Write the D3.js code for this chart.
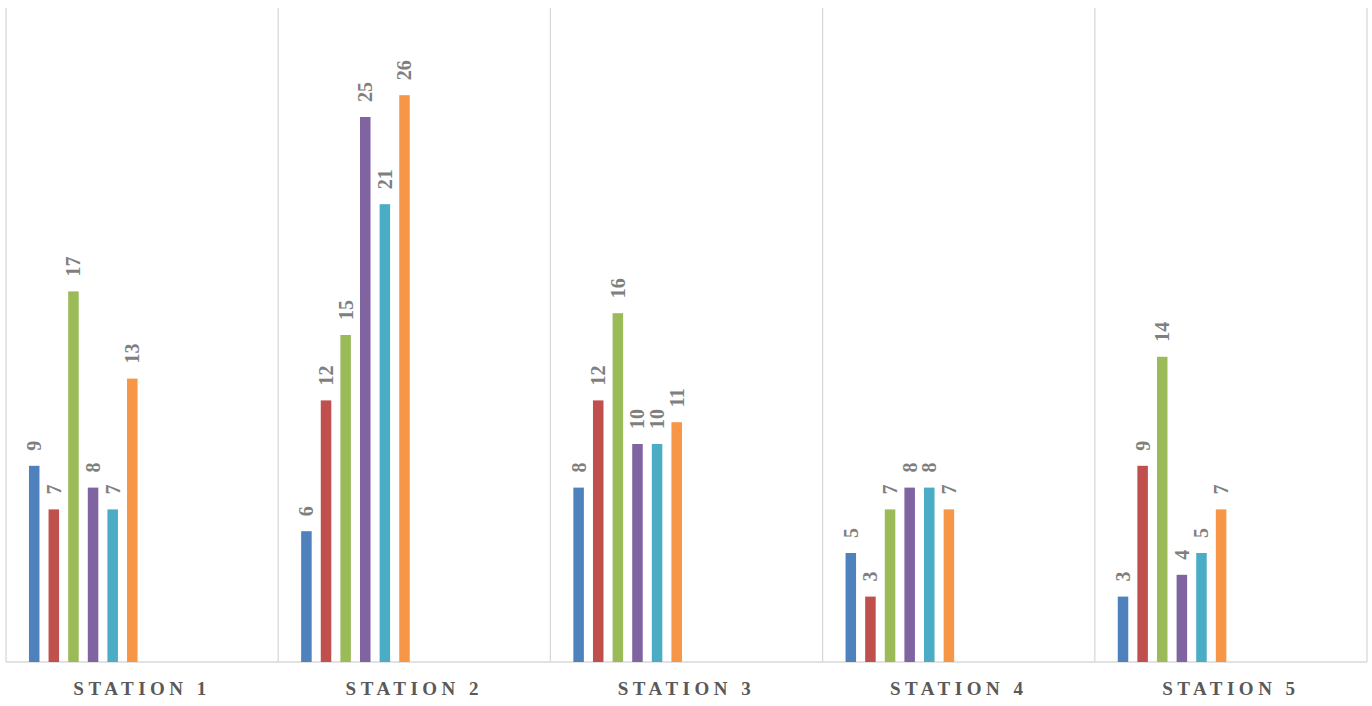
<!DOCTYPE html>
<html><head><meta charset="utf-8">
<script src="https://cdn.jsdelivr.net/npm/d3@7"></script>
<style>body{margin:0;background:#fff}svg{display:block}</style>
</head><body><svg id="c" width="1372" height="706"></svg>
<script>
const categories = ["STATION 1","STATION 2","STATION 3","STATION 4","STATION 5"];
const seriesNames = ["S1","S2","S3","S4","S5","S6"];
const s1 = [9, 6, 8, 5, 3];
const s2 = [7, 12, 12, 3, 9];
const s3 = [17, 15, 16, 7, 14];
const s4 = [8, 25, 10, 8, 4];
const s5 = [7, 21, 10, 8, 5];
const s6 = [13, 26, 11, 7, 7];
const seriesValues = [s1, s2, s3, s4, s5, s6];
const colors = ["#4F81BD","#C0504D","#9BBB59","#8064A2","#4BACC6","#F79646"];
const emptySlots = ["e1","e2","e3","e4","e5","e6"];

const svg = d3.select("#c");
const m = {left:6, right:5, top:8, bottom:44};
const W = 1372, H = 706;
const x = d3.scaleBand().domain(categories).range([m.left, W - m.right]).padding(0);
const y = d3.scaleLinear().domain([0, 30]).range([H - m.bottom, m.top]);
const xi = d3.scaleBand().domain(seriesNames.concat(emptySlots)).range([0, x.bandwidth()])
  .paddingInner(0.464).paddingOuter(1.17).align(0.5);

// grid lines
const bounds = categories.map(c => x(c)).concat([W - m.right]);
svg.append("g").selectAll("line").data(bounds).join("line")
  .attr("x1", d => d).attr("x2", d => d)
  .attr("y1", y(30)).attr("y2", y(0))
  .attr("stroke", "#D9D9D9").attr("stroke-width", 1.3);
svg.append("line").attr("x1", m.left).attr("x2", W - m.right)
  .attr("y1", y(0)).attr("y2", y(0)).attr("stroke", "#D9D9D9").attr("stroke-width", 1.5);

const data = [];
categories.forEach((c, ci) => seriesNames.forEach((s, si) => data.push({c, s, si, v: seriesValues[si][ci]})));

svg.append("g").selectAll("rect").data(data).join("rect")
  .attr("x", d => x(d.c) + xi(d.s))
  .attr("width", xi.bandwidth())
  .attr("y", d => y(d.v))
  .attr("height", d => y(0) - y(d.v))
  .attr("fill", d => colors[d.si]);

svg.append("g").selectAll("text").data(data).join("text")
  .attr("transform", d => `translate(${x(d.c) + xi(d.s) + xi.bandwidth()/2 + 7},${y(d.v) - 15}) rotate(-90)`)
  .attr("text-anchor", "start")
  .attr("font-family", "'Liberation Serif','Times New Roman',serif")
  .attr("font-weight", "bold")
  .attr("font-size", 20)
  .attr("fill", "#7F7F7F")
  .text(d => d.v);

svg.append("g").selectAll("text").data(categories).join("text")
  .attr("x", d => x(d) + x.bandwidth()/2)
  .attr("y", 695)
  .attr("text-anchor", "middle")
  .attr("font-family", "'Liberation Serif','Times New Roman',serif")
  .attr("font-weight", "bold")
  .attr("font-size", 19)
  .attr("letter-spacing", 4.5)
  .attr("fill", "#595959")
  .text(d => d);
</script></body></html>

Task statement:
Write out the material above once more, exactly as it reads, with no pictures.

Result of this task:
Write the D3.js code for this chart.
<!DOCTYPE html>
<html><head><meta charset="utf-8">
<script src="https://cdn.jsdelivr.net/npm/d3@7"></script>
<style>body{margin:0;background:#fff}svg{display:block}</style>
</head><body><svg id="c" width="1372" height="706"></svg>
<script>
const categories = ["STATION 1","STATION 2","STATION 3","STATION 4","STATION 5"];
const seriesNames = ["S1","S2","S3","S4","S5","S6"];
const s1 = [9, 6, 8, 5, 3];
const s2 = [7, 12, 12, 3, 9];
const s3 = [17, 15, 16, 7, 14];
const s4 = [8, 25, 10, 8, 4];
const s5 = [7, 21, 10, 8, 5];
const s6 = [13, 26, 11, 7, 7];
const seriesValues = [s1, s2, s3, s4, s5, s6];
const colors = ["#4F81BD","#C0504D","#9BBB59","#8064A2","#4BACC6","#F79646"];
const emptySlots = ["e1","e2","e3","e4","e5","e6"];

const svg = d3.select("#c");
const m = {left:6, right:5, top:8, bottom:44};
const W = 1372, H = 706;
const x = d3.scaleBand().domain(categories).range([m.left, W - m.right]).padding(0);
const y = d3.scaleLinear().domain([0, 30]).range([H - m.bottom, m.top]);
const xi = d3.scaleBand().domain(seriesNames.concat(emptySlots)).range([0, x.bandwidth()])
  .paddingInner(0.464).paddingOuter(1.17).align(0.5);

// grid lines
const bounds = categories.map(c => x(c)).concat([W - m.right]);
svg.append("g").selectAll("line").data(bounds).join("line")
  .attr("x1", d => d).attr("x2", d => d)
  .attr("y1", y(30)).attr("y2", y(0))
  .attr("stroke", "#D9D9D9").attr("stroke-width", 1.3);
svg.append("line").attr("x1", m.left).attr("x2", W - m.right)
  .attr("y1", y(0)).attr("y2", y(0)).attr("stroke", "#D9D9D9").attr("stroke-width", 1.5);

const data = [];
categories.forEach((c, ci) => seriesNames.forEach((s, si) => data.push({c, s, si, v: seriesValues[si][ci]})));

svg.append("g").selectAll("rect").data(data).join("rect")
  .attr("x", d => x(d.c) + xi(d.s))
  .attr("width", xi.bandwidth())
  .attr("y", d => y(d.v))
  .attr("height", d => y(0) - y(d.v))
  .attr("fill", d => colors[d.si]);

svg.append("g").selectAll("text").data(data).join("text")
  .attr("transform", d => `translate(${x(d.c) + xi(d.s) + xi.bandwidth()/2 + 7},${y(d.v) - 15}) rotate(-90)`)
  .attr("text-anchor", "start")
  .attr("font-family", "'Liberation Serif','Times New Roman',serif")
  .attr("font-weight", "bold")
  .attr("font-size", 20)
  .attr("fill", "#7F7F7F")
  .text(d => d.v);

svg.append("g").selectAll("text").data(categories).join("text")
  .attr("x", d => x(d) + x.bandwidth()/2)
  .attr("y", 695)
  .attr("text-anchor", "middle")
  .attr("font-family", "'Liberation Serif','Times New Roman',serif")
  .attr("font-weight", "bold")
  .attr("font-size", 19)
  .attr("letter-spacing", 4.5)
  .attr("fill", "#595959")
  .text(d => d);
</script></body></html>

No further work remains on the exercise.